Stated problem:
Reproduce only the lines from the one containing "Emit a Python" through the one containing "fontweight='bold')", exactly as written and with both ends included.

Provided records:
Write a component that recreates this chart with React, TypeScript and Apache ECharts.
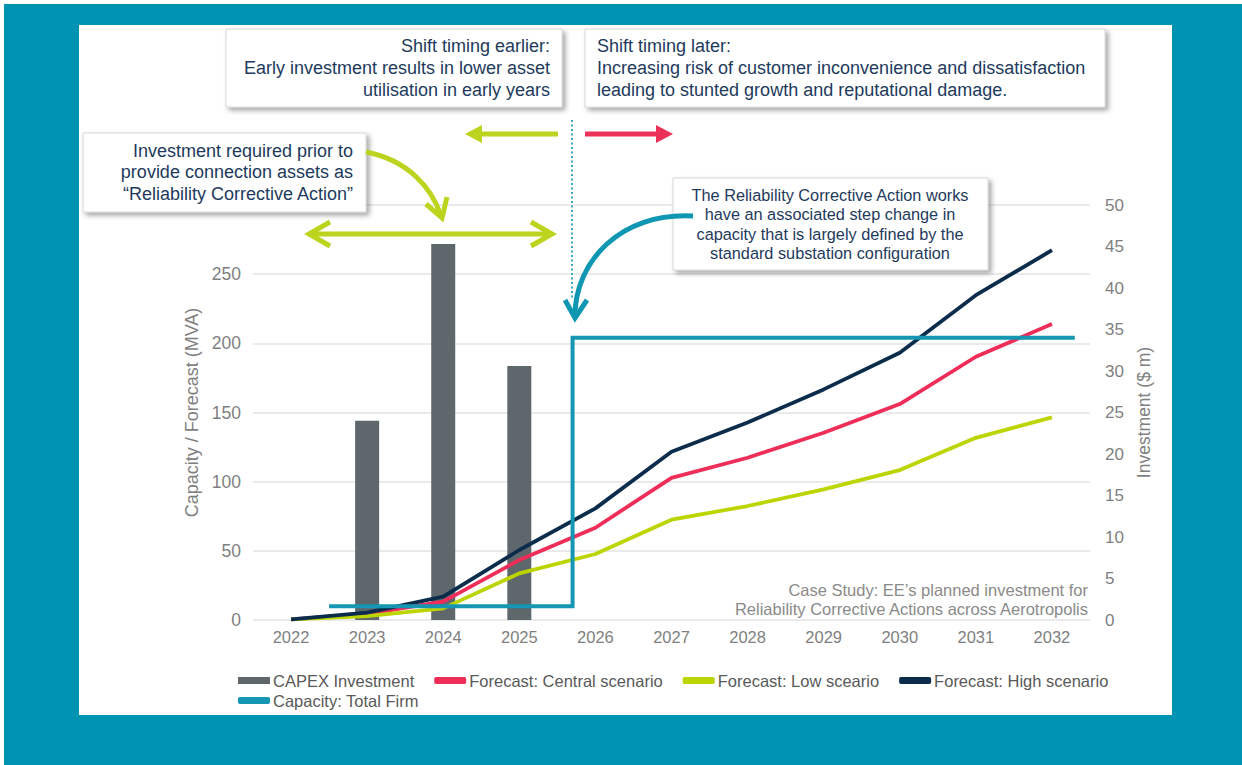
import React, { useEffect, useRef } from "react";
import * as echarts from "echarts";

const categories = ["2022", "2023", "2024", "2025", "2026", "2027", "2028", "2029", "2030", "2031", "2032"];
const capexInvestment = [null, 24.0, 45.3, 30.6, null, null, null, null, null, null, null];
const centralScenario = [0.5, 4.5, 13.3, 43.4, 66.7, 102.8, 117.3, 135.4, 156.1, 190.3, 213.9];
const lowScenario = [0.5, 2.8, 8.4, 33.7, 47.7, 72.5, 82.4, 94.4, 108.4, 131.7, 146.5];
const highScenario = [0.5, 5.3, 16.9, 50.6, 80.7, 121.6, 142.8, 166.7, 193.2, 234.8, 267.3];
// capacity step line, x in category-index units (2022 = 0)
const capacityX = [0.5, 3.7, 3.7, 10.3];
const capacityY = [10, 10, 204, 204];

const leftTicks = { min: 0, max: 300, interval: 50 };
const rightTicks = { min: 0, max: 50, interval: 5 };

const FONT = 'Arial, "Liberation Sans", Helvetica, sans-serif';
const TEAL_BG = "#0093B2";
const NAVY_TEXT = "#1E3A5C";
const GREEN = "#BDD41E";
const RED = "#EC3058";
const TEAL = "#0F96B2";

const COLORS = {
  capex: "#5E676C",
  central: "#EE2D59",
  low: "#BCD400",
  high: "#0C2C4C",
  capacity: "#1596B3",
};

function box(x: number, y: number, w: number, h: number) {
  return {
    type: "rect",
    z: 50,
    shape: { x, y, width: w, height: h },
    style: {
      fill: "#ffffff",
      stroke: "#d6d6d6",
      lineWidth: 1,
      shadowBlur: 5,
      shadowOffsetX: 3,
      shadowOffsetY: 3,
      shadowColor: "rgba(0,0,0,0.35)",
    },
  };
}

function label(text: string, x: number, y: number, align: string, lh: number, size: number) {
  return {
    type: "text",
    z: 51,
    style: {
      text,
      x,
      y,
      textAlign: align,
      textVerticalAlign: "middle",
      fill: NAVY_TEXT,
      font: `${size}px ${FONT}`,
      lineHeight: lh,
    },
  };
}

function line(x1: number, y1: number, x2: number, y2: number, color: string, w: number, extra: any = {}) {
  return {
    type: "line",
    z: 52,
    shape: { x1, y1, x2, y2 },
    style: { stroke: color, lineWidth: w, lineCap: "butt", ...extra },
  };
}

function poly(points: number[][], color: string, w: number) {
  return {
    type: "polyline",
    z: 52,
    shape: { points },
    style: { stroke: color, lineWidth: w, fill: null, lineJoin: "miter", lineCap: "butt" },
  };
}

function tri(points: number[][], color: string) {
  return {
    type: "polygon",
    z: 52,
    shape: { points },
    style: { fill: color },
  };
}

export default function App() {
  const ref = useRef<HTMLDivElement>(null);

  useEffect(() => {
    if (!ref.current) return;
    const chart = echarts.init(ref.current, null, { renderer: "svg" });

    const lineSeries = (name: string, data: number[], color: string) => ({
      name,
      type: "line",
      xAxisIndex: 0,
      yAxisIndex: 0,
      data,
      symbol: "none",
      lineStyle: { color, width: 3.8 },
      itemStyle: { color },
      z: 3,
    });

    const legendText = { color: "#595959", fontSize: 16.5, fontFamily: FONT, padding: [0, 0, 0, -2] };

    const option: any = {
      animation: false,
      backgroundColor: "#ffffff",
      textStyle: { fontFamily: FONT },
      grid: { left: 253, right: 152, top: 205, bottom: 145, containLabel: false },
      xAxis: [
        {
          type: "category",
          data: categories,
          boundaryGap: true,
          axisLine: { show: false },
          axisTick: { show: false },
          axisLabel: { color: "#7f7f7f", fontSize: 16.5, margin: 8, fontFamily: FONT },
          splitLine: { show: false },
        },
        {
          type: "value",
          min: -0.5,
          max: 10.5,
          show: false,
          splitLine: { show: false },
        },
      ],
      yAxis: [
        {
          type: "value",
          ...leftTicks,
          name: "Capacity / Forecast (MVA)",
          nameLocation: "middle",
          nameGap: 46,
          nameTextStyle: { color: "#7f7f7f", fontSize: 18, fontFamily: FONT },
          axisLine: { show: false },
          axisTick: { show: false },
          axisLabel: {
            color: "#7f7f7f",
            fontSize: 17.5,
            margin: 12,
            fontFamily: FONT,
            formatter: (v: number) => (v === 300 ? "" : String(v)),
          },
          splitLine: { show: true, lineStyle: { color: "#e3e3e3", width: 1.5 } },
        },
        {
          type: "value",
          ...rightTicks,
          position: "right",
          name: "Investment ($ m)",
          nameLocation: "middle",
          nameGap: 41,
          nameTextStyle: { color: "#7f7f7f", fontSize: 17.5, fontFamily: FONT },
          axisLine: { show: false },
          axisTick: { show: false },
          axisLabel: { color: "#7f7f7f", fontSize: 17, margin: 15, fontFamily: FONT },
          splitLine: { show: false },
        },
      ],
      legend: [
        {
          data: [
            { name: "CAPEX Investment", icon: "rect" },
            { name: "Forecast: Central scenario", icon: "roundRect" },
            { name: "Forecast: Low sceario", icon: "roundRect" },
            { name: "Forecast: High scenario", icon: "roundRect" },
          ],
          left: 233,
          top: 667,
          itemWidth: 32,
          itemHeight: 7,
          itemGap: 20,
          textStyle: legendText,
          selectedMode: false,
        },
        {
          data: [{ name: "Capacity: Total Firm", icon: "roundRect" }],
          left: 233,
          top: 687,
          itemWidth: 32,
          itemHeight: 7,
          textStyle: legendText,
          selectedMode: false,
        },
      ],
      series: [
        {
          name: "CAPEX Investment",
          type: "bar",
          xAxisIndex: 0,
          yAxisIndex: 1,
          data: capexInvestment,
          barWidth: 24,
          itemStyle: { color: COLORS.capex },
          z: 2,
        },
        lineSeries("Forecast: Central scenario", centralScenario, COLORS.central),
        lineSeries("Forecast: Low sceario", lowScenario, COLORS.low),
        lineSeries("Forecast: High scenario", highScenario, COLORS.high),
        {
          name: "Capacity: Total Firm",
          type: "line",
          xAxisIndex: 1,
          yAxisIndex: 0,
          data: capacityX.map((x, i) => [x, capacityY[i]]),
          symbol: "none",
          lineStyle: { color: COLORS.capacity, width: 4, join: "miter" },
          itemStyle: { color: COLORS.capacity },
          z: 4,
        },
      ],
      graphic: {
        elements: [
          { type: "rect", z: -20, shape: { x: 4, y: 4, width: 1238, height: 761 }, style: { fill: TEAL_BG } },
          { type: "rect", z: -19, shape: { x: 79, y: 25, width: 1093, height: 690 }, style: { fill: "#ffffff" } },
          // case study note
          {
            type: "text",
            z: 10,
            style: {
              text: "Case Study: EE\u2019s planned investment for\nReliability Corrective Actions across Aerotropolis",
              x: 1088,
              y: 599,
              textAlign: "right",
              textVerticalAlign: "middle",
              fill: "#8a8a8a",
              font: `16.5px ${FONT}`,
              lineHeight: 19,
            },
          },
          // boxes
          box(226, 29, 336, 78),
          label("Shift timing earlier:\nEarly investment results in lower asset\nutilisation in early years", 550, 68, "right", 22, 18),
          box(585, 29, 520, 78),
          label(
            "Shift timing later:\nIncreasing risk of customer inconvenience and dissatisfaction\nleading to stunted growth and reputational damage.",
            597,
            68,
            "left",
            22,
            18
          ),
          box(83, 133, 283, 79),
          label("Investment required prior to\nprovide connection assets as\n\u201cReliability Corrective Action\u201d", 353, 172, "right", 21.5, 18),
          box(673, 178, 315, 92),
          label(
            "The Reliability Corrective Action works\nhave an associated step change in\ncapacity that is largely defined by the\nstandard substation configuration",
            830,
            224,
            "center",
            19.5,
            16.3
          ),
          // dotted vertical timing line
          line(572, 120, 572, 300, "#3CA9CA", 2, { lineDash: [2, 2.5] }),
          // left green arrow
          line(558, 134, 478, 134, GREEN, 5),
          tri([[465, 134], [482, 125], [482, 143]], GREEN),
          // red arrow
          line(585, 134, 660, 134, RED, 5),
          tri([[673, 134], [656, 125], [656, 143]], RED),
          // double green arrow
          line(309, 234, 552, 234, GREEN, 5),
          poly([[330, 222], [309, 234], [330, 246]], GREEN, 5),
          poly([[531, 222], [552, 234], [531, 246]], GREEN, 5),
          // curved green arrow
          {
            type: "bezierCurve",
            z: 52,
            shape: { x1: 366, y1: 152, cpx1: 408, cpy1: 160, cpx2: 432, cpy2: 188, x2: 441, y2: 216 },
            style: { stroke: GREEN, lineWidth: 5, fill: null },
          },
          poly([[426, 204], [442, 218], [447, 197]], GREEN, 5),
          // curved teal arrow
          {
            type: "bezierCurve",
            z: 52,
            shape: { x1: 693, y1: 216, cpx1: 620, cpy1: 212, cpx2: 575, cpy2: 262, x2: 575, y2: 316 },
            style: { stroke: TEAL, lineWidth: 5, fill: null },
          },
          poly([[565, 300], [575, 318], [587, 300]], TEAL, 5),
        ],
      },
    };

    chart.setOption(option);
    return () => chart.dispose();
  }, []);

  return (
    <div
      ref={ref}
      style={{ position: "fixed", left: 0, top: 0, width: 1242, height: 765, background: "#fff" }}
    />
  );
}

* * *

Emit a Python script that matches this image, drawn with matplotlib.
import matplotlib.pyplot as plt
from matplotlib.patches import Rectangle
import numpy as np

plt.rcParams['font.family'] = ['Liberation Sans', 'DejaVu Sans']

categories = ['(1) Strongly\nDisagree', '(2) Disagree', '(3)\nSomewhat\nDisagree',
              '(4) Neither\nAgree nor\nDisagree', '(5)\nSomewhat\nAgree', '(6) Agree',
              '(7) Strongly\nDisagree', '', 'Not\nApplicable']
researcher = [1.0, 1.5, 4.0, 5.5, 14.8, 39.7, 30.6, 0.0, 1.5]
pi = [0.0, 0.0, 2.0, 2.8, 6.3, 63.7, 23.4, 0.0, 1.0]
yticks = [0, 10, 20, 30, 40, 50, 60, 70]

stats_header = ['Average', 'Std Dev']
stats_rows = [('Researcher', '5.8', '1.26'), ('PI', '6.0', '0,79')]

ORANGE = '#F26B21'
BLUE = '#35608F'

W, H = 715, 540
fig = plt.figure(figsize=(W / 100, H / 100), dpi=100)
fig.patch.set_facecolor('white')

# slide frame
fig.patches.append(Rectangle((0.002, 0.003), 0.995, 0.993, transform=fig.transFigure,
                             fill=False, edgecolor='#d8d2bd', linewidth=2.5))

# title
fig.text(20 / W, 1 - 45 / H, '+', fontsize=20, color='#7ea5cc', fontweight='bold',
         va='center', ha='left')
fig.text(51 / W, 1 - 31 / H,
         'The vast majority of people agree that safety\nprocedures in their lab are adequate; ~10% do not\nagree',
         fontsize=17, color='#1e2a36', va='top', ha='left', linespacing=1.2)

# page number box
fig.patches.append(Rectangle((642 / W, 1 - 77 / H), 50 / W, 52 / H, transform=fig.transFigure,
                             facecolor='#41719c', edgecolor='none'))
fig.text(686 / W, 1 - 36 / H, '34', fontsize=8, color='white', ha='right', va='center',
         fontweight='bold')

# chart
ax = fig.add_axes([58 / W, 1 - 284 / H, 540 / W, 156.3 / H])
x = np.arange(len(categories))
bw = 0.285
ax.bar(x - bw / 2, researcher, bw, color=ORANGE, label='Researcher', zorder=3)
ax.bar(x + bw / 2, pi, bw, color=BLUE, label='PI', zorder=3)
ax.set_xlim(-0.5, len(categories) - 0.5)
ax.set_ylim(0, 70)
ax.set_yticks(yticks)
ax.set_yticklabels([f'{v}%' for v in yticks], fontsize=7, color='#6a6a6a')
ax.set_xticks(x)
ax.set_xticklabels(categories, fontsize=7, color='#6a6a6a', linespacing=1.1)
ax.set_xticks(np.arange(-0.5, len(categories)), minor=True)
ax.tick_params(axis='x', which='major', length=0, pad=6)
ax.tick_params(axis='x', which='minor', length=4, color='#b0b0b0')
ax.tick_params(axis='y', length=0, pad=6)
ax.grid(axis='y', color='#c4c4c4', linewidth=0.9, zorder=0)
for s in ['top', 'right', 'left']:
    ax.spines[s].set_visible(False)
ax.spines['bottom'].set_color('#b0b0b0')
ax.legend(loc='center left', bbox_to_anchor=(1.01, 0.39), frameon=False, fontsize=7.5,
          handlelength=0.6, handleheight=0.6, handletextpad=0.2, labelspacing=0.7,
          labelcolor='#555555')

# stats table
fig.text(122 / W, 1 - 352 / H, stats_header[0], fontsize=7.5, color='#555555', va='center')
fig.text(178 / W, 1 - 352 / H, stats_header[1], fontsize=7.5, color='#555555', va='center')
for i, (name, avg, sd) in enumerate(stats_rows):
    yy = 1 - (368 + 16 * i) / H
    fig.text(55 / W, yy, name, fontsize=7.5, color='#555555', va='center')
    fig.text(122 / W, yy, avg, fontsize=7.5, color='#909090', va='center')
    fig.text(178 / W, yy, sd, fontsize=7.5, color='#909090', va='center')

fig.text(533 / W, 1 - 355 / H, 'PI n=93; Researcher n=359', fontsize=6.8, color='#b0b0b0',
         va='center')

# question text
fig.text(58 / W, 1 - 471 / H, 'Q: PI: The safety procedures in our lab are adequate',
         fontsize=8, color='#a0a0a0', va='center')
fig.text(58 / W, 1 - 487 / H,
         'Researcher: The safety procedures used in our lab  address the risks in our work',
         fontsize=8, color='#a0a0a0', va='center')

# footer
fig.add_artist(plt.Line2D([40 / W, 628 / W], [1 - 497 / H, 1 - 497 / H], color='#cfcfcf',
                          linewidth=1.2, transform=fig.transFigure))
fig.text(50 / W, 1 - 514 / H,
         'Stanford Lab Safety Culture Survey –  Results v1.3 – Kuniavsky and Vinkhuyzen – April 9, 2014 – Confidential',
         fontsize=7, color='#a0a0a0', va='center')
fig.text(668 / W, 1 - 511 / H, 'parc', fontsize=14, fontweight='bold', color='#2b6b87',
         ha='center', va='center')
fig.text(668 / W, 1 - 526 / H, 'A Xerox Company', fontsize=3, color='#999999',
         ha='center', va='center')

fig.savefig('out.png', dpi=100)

--

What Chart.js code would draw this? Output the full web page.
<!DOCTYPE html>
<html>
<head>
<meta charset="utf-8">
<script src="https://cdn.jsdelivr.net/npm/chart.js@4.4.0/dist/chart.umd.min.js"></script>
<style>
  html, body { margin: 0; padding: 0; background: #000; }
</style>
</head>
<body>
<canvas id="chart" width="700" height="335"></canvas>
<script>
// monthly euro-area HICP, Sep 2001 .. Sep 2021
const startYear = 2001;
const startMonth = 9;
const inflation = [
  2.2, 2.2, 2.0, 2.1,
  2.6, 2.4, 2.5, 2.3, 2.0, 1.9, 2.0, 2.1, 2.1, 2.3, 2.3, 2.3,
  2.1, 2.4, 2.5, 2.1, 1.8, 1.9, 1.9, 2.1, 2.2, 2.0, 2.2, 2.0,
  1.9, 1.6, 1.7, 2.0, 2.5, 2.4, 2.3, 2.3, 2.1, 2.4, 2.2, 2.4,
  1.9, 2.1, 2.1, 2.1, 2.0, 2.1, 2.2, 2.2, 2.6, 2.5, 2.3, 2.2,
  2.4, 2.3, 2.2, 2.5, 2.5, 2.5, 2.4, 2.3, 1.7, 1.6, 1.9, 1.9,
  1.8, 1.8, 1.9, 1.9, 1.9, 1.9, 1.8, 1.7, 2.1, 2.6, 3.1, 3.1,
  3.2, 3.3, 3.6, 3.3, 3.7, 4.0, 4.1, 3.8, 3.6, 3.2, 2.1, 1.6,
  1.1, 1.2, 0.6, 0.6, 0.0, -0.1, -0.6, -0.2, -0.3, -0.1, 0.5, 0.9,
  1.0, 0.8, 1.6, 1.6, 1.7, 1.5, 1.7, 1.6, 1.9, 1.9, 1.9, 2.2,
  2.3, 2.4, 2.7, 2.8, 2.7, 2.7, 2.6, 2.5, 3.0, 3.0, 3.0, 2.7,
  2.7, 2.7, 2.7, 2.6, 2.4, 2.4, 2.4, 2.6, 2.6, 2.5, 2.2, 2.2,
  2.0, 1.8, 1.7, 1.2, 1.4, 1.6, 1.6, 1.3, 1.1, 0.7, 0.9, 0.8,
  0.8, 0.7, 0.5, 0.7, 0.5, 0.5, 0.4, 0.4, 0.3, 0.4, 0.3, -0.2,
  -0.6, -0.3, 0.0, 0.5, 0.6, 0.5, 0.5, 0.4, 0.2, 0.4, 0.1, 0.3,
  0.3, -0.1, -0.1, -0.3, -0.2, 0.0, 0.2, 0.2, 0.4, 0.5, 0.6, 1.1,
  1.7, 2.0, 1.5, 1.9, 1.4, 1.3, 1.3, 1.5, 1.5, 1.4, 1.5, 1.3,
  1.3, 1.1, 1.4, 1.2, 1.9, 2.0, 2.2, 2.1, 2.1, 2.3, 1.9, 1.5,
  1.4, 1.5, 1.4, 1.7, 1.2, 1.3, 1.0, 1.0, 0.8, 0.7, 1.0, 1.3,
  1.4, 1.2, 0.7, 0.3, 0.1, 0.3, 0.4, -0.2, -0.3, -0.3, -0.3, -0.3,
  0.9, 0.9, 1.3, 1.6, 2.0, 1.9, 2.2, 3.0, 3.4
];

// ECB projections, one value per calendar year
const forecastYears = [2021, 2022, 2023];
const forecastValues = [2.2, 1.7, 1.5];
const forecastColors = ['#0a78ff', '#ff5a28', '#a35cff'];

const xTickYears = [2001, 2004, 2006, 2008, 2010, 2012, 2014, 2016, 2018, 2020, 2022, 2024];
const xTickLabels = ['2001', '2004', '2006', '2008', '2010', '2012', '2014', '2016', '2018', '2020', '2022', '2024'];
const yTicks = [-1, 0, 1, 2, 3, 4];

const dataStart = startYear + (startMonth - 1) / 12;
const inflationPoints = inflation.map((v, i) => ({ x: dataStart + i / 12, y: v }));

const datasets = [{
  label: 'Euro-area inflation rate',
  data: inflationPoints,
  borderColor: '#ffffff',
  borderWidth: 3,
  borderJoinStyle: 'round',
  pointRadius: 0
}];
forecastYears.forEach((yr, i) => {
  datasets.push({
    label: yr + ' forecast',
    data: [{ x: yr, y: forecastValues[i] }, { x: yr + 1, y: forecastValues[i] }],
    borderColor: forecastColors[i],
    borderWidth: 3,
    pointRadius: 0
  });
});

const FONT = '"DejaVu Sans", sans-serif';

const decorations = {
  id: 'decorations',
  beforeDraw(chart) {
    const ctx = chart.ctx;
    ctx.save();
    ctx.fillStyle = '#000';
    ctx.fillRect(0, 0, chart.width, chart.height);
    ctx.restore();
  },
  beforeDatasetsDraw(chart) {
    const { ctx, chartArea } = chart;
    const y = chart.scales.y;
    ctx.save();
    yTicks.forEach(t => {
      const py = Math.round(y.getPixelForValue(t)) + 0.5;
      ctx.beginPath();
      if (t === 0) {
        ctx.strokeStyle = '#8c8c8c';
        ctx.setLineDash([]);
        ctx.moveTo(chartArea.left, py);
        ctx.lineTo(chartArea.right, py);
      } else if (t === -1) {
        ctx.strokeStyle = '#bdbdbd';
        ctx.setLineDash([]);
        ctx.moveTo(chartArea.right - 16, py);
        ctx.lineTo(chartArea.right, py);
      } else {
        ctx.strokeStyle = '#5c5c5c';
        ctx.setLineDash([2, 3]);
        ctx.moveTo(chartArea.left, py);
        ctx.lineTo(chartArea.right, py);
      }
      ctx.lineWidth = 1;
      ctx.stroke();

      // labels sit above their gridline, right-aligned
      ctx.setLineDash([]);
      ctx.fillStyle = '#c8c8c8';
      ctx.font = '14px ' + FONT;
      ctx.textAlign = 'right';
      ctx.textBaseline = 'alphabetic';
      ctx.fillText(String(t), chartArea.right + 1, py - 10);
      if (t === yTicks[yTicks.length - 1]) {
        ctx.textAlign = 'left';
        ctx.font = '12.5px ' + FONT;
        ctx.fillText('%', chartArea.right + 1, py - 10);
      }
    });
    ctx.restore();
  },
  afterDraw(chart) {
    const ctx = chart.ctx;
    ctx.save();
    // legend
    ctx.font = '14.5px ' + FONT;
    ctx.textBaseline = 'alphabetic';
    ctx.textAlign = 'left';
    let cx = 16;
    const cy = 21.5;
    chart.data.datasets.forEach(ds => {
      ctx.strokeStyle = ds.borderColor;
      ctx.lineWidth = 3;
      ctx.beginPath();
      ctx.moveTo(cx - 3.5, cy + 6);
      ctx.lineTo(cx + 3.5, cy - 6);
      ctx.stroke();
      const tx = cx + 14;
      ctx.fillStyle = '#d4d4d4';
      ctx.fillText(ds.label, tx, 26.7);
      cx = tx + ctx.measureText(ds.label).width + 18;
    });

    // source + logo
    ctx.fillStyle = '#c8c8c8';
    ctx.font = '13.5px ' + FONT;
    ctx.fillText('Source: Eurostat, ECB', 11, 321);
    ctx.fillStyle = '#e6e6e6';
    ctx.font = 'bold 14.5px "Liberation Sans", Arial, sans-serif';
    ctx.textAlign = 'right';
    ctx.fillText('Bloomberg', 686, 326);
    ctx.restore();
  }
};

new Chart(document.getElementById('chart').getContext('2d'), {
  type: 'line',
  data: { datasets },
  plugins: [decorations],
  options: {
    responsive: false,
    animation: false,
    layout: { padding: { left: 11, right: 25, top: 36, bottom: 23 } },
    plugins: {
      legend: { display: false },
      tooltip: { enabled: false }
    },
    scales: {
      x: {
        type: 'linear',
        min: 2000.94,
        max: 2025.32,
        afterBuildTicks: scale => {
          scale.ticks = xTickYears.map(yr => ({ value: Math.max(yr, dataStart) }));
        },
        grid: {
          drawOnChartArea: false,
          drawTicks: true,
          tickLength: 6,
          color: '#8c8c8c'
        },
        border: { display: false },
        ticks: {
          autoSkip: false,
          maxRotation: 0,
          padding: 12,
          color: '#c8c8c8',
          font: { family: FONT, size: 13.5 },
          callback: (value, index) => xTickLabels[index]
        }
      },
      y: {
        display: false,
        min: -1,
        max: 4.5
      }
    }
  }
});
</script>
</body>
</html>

Response:
Emit a Python script that matches this image, drawn with matplotlib.
import matplotlib.pyplot as plt
from matplotlib.patches import Rectangle
import numpy as np

plt.rcParams['font.family'] = ['Liberation Sans', 'DejaVu Sans']

categories = ['(1) Strongly\nDisagree', '(2) Disagree', '(3)\nSomewhat\nDisagree',
              '(4) Neither\nAgree nor\nDisagree', '(5)\nSomewhat\nAgree', '(6) Agree',
              '(7) Strongly\nDisagree', '', 'Not\nApplicable']
researcher = [1.0, 1.5, 4.0, 5.5, 14.8, 39.7, 30.6, 0.0, 1.5]
pi = [0.0, 0.0, 2.0, 2.8, 6.3, 63.7, 23.4, 0.0, 1.0]
yticks = [0, 10, 20, 30, 40, 50, 60, 70]

stats_header = ['Average', 'Std Dev']
stats_rows = [('Researcher', '5.8', '1.26'), ('PI', '6.0', '0,79')]

ORANGE = '#F26B21'
BLUE = '#35608F'

W, H = 715, 540
fig = plt.figure(figsize=(W / 100, H / 100), dpi=100)
fig.patch.set_facecolor('white')

# slide frame
fig.patches.append(Rectangle((0.002, 0.003), 0.995, 0.993, transform=fig.transFigure,
                             fill=False, edgecolor='#d8d2bd', linewidth=2.5))

# title
fig.text(20 / W, 1 - 45 / H, '+', fontsize=20, color='#7ea5cc', fontweight='bold',
         va='center', ha='left')
fig.text(51 / W, 1 - 31 / H,
         'The vast majority of people agree that safety\nprocedures in their lab are adequate; ~10% do not\nagree',
         fontsize=17, color='#1e2a36', va='top', ha='left', linespacing=1.2)

# page number box
fig.patches.append(Rectangle((642 / W, 1 - 77 / H), 50 / W, 52 / H, transform=fig.transFigure,
                             facecolor='#41719c', edgecolor='none'))
fig.text(686 / W, 1 - 36 / H, '34', fontsize=8, color='white', ha='right', va='center',
         fontweight='bold')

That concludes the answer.